Betapa banyak kita lihat orang-orang yang mengalami kematian secara
tiba-tiba akibat terkena serangan jantung secara mendadak, kecelakaan
yang tiba-tiba atau karena sebab-sebab lain yang tidak diketahui kecuali
oleh Allah. Allah ta’ala berfirman (yang artinya), “Dan tidak ada satu
jiwapun yang mengetahui secara pasti apa yang akan dilakukannya besok
hari, dan tidak ada satu jiwapun yang mengetahui di bumi manakah dia
akan mati” (QS. Luqman [31] : 34)
Allah memerintahkan agar kita bersegera dalam meraih sebab-sebab yang
bisa mendatangkan ampunan, sedangkan taubat termasuk diantaranya. Allah
ta’ala berfirman (yang artinya), “Dan bersegeralah kalian untuk
menggapai ampunan dari Tuhan kalian serta surga yang lebarnya selebar
langit dan bumi” (QS. Ali ‘Imran [3] : 133). Allah berfirman (yang
artinya), “Maka berlomba-lombalah dalam kebaikan” (QS. Al Baqarah [2] :
148). Allah ‘azza wa jalla juga berfirman, “Dan orang-orang yang
apabila melakukan kekejian atau kezaliman terhadap diri sendiri mereka
lantas mengingat Allah dan memohon ampunan atas dosa-dosa mereka. Dan
siapakah yang bisa memberikan ampunan terhadap dosa selain Allah. Dan
mereka juga tidak terus menerus berkubang dalam kesalahan sedang mereka
mengetahuinya” (QS. Ali Imran [3] : 135).
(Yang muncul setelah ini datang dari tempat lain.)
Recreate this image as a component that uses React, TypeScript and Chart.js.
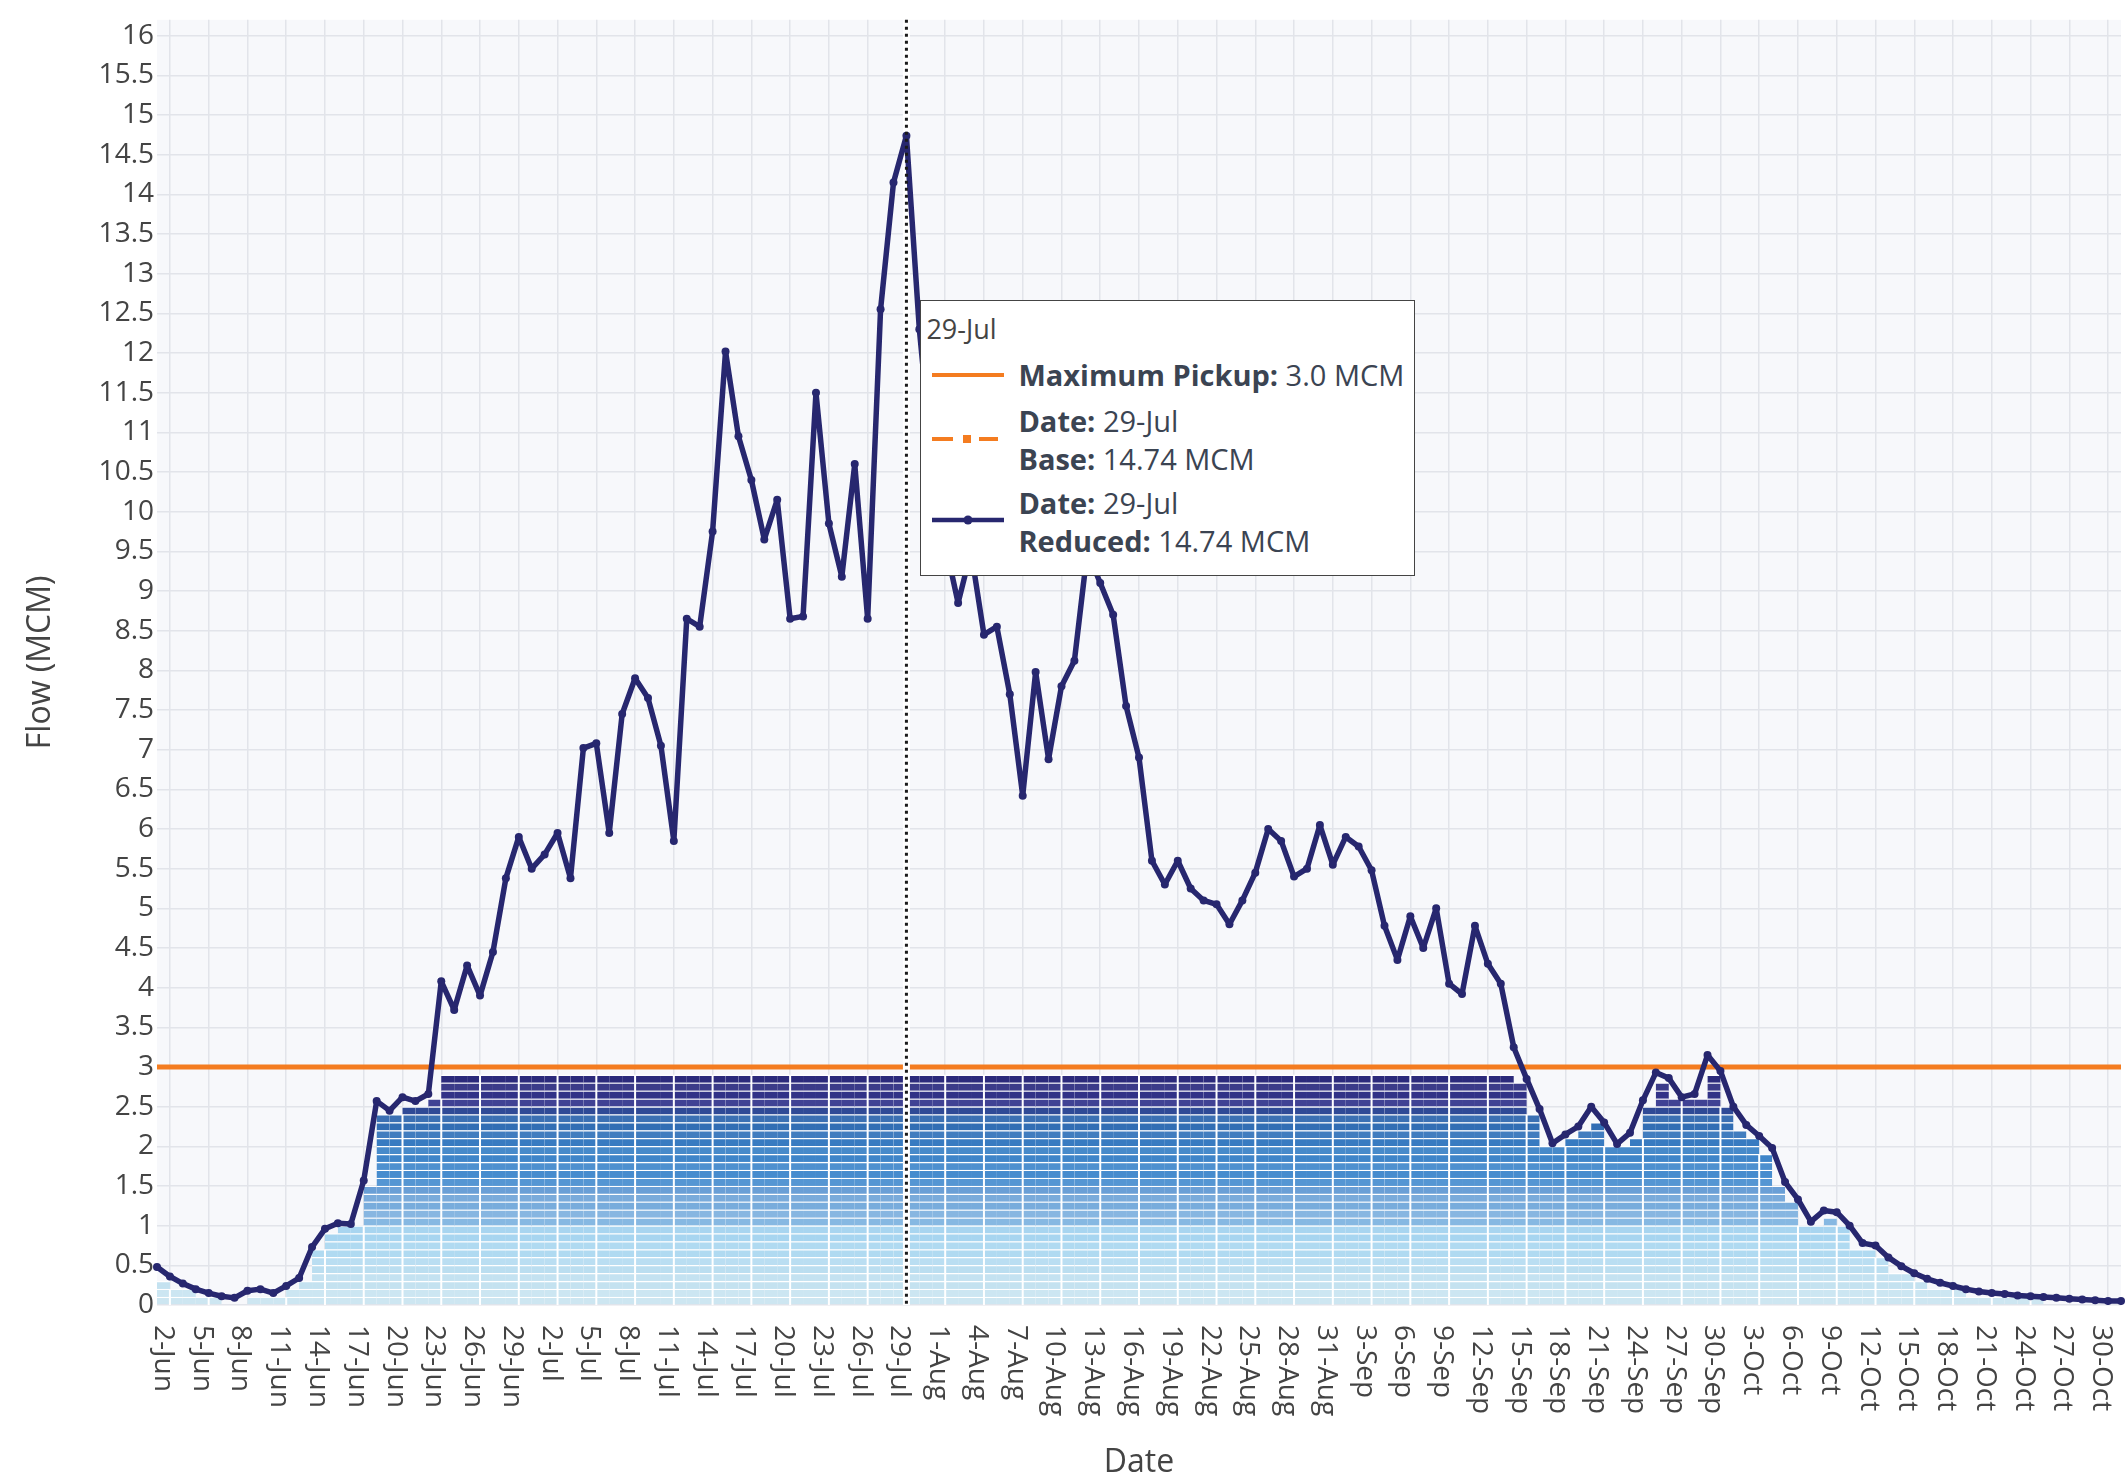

Nabi shallallahu ‘alaihi wa sallam bersabda, “Celakalah orang yang
terus menerus dalam dosa yang dilakukannya sementara dia menyadarinya”
(HR. Ahmad dan dinilai shahih Al Albani)
Oleh karenanya, wahai saudaraku yang tercinta!
Bertaubatlah sekarang juga, sebelum kezaliman itu semakin
bertumpuk-tumpuk menjejali hatimu sehingga engkaupun menjadi tidak
sanggup lagi membendung derasnya perbuatan maksiat.
Bertaubatlah sekarang, sebelum sakit atau kematian menimpamu sehingga
tidak bisa lagi kau dapatkan kesempatan emas untuk bertaubat.
Bertaubatlah sekarang, sebelum malaikat maut datang kepadamu lantas
kaupun menyesalinya, “Wahai Tuhanku, kembalikanlah aku ke dunia” maka
Allah pun menjawab, “Sekali-kali tidak”.